§ **DATA EXTRACT**
***
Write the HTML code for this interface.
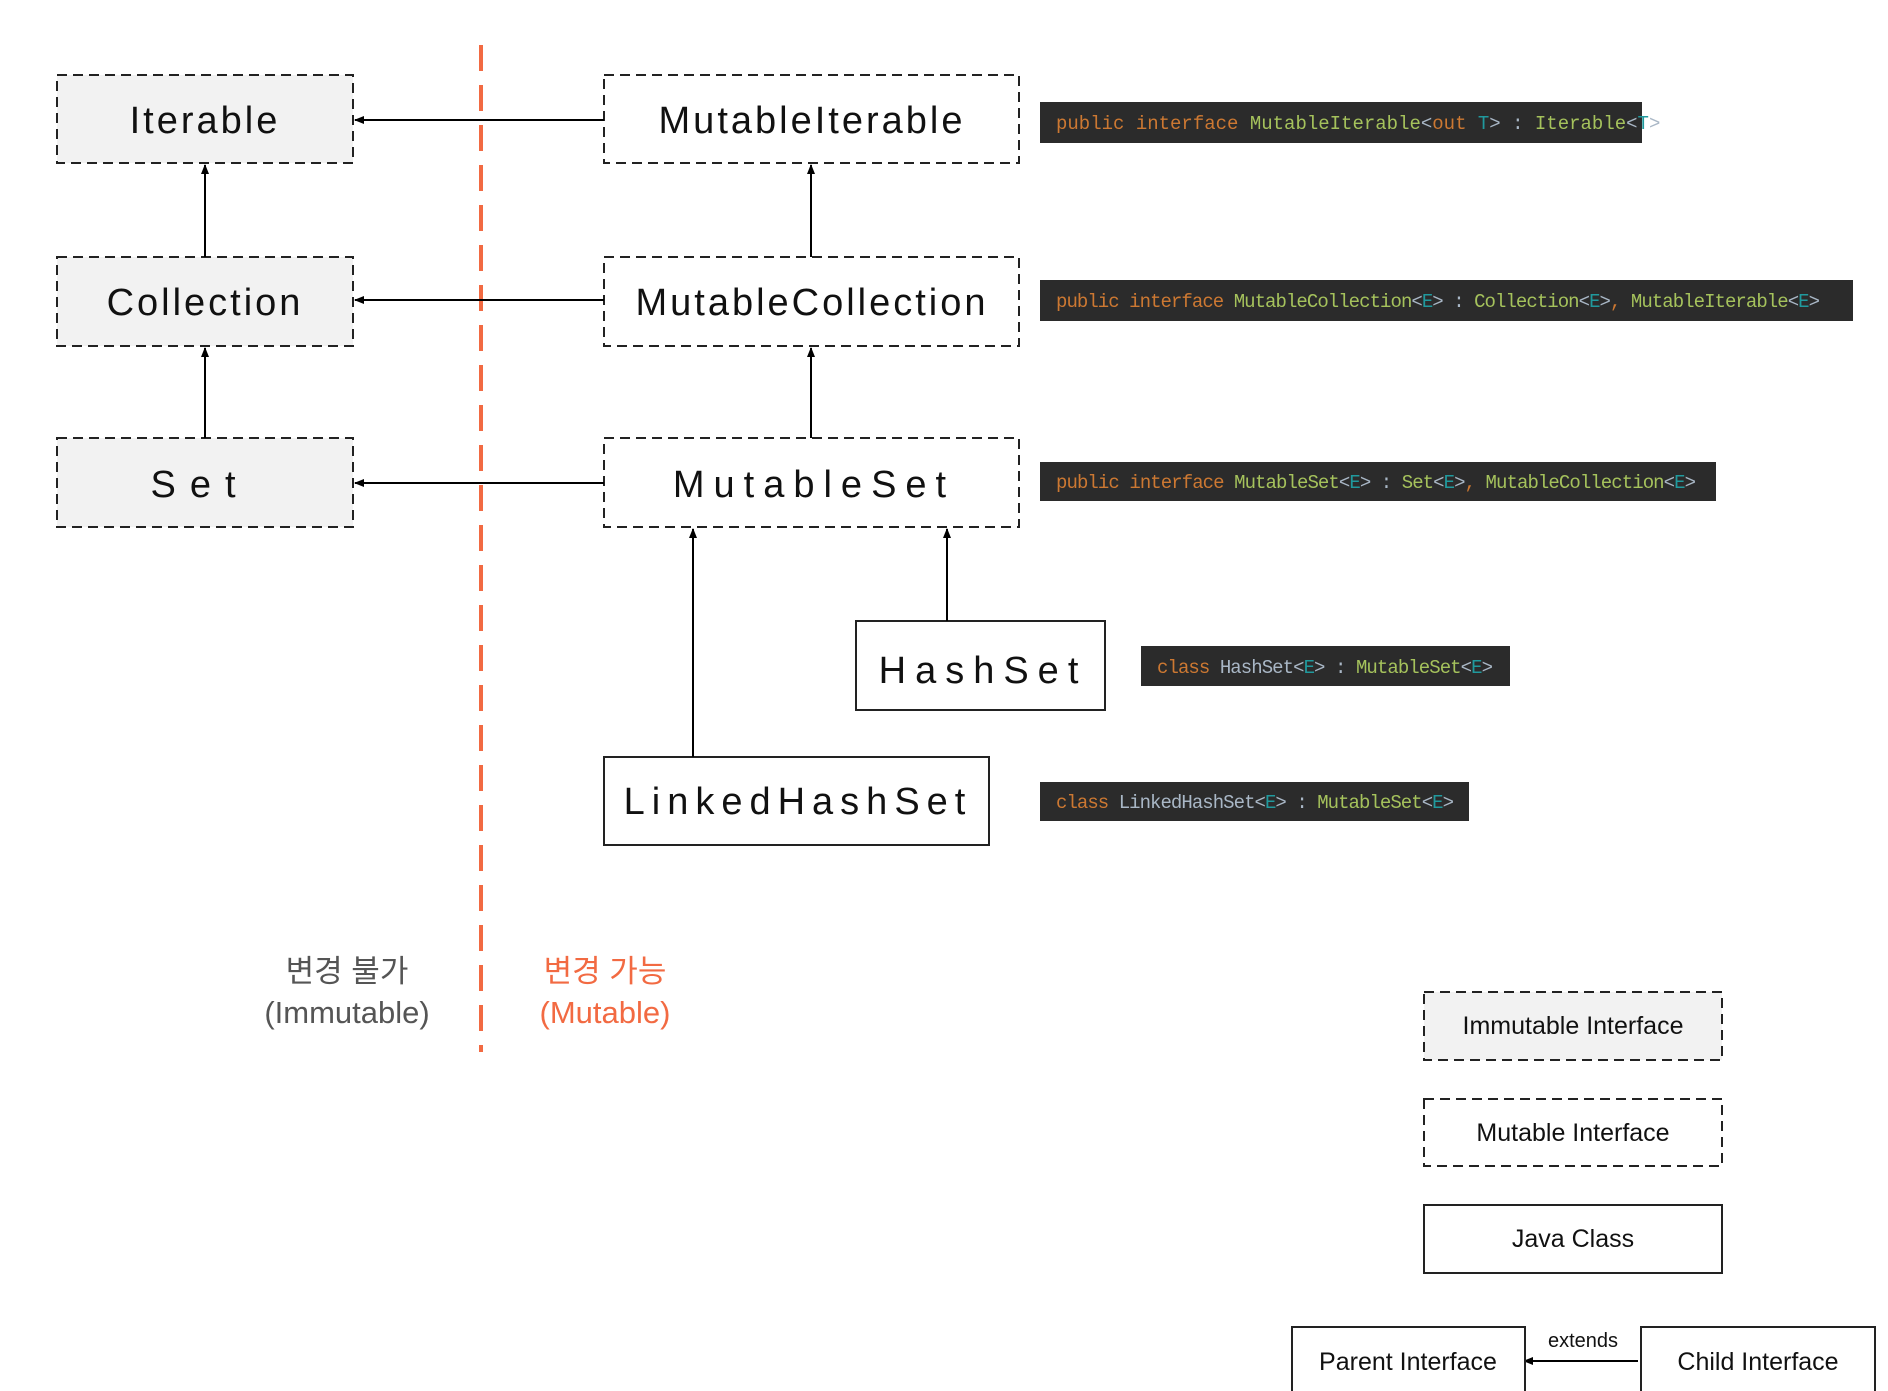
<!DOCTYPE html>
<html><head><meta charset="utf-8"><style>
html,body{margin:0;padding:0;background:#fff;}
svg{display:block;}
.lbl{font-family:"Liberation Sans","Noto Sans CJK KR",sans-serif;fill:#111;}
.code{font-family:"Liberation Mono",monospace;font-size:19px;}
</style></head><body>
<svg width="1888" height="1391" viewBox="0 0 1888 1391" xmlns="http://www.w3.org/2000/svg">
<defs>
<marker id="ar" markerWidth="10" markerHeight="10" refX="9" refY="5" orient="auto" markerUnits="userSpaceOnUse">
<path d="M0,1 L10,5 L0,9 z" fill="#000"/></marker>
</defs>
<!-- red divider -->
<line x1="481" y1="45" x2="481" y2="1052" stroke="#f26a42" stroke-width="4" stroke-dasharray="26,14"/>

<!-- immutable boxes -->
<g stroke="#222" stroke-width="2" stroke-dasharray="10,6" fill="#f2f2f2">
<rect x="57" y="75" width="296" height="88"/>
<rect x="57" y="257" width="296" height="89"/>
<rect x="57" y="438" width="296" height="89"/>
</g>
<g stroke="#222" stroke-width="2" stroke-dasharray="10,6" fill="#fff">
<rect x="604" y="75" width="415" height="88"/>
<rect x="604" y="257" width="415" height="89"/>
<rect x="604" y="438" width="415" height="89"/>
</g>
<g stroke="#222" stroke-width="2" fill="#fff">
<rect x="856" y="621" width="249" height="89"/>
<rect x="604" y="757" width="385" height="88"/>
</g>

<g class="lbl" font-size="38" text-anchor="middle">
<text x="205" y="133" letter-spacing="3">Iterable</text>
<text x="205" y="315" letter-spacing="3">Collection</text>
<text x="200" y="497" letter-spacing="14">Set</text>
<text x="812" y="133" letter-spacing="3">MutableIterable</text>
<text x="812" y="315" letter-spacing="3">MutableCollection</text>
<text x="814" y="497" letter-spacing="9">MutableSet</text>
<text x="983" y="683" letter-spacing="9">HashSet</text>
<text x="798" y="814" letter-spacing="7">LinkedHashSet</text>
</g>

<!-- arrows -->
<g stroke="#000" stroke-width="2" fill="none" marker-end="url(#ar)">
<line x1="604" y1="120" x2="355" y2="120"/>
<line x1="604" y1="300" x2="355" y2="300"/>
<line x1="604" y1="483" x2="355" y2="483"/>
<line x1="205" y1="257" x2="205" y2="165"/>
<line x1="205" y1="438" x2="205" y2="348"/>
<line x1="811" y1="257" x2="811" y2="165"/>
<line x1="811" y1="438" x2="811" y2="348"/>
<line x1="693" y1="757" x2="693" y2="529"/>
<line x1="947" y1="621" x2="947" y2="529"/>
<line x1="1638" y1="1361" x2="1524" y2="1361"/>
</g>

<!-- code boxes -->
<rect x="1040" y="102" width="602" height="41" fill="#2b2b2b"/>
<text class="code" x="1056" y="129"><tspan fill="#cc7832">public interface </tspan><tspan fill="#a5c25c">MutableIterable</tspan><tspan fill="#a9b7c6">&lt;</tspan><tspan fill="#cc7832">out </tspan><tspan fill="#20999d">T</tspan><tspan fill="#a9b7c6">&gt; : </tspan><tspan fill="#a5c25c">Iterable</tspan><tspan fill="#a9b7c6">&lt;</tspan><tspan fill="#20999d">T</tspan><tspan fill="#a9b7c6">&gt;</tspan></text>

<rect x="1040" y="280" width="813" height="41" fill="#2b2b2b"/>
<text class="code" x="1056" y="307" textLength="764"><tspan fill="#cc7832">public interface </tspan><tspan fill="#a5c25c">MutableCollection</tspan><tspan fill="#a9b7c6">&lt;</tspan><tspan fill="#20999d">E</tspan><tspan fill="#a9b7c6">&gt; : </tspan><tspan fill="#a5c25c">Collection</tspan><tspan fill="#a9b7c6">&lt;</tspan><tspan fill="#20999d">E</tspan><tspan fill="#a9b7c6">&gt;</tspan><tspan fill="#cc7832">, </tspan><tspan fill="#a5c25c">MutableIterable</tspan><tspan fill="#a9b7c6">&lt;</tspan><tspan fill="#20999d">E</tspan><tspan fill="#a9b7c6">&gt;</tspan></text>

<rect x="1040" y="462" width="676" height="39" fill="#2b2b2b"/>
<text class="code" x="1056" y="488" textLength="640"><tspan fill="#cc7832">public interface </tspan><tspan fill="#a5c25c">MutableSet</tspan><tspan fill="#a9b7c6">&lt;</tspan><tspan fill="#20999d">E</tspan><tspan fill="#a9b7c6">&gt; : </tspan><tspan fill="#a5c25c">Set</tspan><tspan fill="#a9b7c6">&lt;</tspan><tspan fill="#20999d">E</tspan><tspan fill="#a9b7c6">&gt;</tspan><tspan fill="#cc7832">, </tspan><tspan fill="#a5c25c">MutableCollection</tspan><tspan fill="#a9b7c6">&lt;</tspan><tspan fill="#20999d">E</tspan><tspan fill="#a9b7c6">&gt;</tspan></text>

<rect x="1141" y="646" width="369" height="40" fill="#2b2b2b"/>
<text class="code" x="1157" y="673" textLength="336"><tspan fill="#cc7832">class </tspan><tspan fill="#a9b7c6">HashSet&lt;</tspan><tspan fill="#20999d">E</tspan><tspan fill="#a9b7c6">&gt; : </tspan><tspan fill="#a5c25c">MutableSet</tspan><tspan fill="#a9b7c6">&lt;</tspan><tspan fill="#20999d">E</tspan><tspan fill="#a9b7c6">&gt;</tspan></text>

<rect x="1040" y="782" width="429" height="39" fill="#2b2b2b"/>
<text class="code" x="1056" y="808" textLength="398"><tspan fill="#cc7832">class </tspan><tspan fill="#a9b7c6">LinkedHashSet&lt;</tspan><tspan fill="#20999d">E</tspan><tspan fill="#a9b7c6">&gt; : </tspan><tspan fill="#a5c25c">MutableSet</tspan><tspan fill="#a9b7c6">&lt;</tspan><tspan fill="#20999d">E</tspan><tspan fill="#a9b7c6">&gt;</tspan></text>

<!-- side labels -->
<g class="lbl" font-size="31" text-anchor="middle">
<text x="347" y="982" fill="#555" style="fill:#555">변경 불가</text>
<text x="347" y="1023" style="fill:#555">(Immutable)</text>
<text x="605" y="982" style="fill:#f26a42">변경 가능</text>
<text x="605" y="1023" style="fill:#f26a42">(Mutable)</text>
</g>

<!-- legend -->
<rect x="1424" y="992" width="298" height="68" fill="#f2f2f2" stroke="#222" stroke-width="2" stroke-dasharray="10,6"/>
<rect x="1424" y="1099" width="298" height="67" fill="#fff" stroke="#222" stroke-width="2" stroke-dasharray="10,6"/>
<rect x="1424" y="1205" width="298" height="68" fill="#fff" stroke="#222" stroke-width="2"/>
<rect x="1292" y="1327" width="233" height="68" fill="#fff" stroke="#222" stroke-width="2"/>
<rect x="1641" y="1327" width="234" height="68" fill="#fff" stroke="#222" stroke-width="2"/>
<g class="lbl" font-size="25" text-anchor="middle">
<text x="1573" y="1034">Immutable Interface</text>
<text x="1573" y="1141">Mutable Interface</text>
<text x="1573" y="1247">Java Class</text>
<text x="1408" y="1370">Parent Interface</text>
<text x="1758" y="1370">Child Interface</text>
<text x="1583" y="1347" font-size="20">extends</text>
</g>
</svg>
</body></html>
***
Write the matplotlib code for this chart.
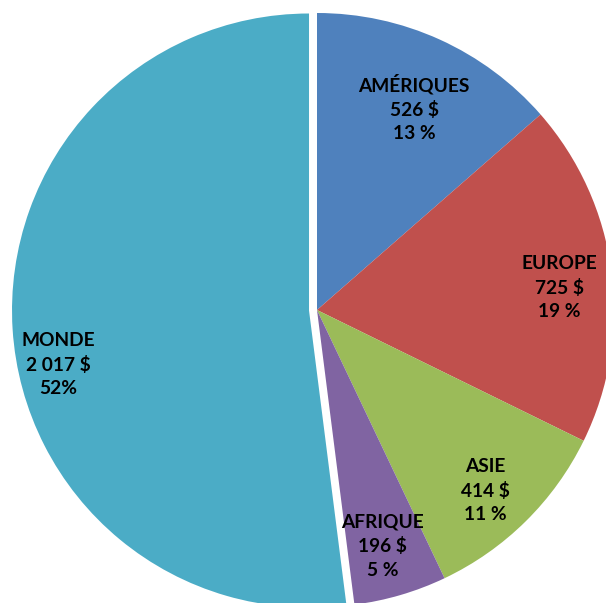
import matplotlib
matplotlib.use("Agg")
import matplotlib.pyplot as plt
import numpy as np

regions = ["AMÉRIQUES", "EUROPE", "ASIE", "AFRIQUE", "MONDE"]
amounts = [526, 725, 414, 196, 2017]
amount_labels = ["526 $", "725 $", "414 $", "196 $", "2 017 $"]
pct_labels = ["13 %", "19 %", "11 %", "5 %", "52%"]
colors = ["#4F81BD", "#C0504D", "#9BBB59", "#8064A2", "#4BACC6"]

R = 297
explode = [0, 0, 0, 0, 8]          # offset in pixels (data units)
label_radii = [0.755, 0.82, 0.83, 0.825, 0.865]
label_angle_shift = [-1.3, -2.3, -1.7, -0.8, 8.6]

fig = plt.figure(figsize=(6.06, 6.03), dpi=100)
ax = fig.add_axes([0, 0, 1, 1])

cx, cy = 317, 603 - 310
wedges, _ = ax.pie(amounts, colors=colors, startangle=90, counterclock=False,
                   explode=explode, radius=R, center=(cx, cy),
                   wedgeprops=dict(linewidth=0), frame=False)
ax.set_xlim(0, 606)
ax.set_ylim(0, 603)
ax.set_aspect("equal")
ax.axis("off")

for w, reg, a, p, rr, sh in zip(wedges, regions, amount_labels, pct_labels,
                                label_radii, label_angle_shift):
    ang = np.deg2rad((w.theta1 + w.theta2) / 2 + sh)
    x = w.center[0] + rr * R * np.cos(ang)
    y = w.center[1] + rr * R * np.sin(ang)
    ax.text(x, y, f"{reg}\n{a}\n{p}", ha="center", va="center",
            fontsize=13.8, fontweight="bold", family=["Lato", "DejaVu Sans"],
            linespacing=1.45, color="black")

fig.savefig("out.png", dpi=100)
***
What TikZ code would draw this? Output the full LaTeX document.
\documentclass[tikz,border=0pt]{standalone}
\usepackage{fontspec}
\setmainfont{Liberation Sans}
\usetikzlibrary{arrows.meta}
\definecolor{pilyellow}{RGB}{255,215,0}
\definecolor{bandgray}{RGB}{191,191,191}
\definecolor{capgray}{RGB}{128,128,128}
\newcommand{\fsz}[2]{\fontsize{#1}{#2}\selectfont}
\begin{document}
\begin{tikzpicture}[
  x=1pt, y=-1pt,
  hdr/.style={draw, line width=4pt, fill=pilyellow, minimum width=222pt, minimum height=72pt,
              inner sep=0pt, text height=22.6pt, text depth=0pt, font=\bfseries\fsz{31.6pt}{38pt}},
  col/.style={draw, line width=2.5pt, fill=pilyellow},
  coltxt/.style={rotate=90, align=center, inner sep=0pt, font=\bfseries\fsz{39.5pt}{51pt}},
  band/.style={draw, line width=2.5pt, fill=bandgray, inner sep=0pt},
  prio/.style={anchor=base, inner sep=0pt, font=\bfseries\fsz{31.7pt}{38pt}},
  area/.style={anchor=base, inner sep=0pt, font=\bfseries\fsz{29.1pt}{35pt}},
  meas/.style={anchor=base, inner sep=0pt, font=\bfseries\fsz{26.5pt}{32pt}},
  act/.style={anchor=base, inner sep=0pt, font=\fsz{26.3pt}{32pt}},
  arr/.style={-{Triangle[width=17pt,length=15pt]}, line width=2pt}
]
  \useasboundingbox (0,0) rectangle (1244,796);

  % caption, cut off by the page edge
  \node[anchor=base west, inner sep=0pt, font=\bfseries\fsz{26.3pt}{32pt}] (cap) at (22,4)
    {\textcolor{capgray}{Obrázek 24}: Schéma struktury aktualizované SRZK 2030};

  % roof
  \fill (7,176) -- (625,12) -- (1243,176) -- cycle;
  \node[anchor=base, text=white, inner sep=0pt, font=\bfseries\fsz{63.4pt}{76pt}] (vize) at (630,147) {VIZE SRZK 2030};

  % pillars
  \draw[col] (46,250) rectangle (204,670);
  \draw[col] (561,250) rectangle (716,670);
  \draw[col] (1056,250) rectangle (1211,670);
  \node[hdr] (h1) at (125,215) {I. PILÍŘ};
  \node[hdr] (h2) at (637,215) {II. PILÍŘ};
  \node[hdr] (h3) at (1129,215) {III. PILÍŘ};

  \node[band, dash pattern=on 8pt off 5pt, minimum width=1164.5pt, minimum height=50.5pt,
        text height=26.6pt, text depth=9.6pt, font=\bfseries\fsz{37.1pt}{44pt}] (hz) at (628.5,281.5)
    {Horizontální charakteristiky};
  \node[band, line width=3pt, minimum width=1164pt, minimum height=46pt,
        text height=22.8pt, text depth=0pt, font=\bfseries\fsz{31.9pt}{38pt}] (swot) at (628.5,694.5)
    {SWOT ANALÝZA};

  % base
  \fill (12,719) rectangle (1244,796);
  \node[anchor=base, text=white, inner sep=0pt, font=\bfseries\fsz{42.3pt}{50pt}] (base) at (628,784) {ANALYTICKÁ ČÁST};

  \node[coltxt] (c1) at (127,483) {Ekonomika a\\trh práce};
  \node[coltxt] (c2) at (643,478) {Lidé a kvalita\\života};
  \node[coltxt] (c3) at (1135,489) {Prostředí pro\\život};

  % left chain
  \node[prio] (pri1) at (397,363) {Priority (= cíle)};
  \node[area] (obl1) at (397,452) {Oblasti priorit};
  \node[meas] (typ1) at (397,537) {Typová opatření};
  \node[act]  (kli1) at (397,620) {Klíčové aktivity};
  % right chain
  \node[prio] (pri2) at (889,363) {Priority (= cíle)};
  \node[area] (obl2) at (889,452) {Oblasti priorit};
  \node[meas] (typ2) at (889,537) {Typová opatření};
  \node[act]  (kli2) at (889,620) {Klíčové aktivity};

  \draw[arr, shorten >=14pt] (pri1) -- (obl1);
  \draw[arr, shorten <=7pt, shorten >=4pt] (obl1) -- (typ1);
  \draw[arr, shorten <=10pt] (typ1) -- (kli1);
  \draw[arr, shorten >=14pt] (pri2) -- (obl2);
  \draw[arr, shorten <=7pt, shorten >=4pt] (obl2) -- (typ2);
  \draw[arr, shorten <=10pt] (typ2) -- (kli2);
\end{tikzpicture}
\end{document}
***
§ **YOUR INSTRUCTIONS**
Copy and report every line where the word "Write" is present.

§ **RESULT**
Write the HTML code for this interface.
Write the matplotlib code for this chart.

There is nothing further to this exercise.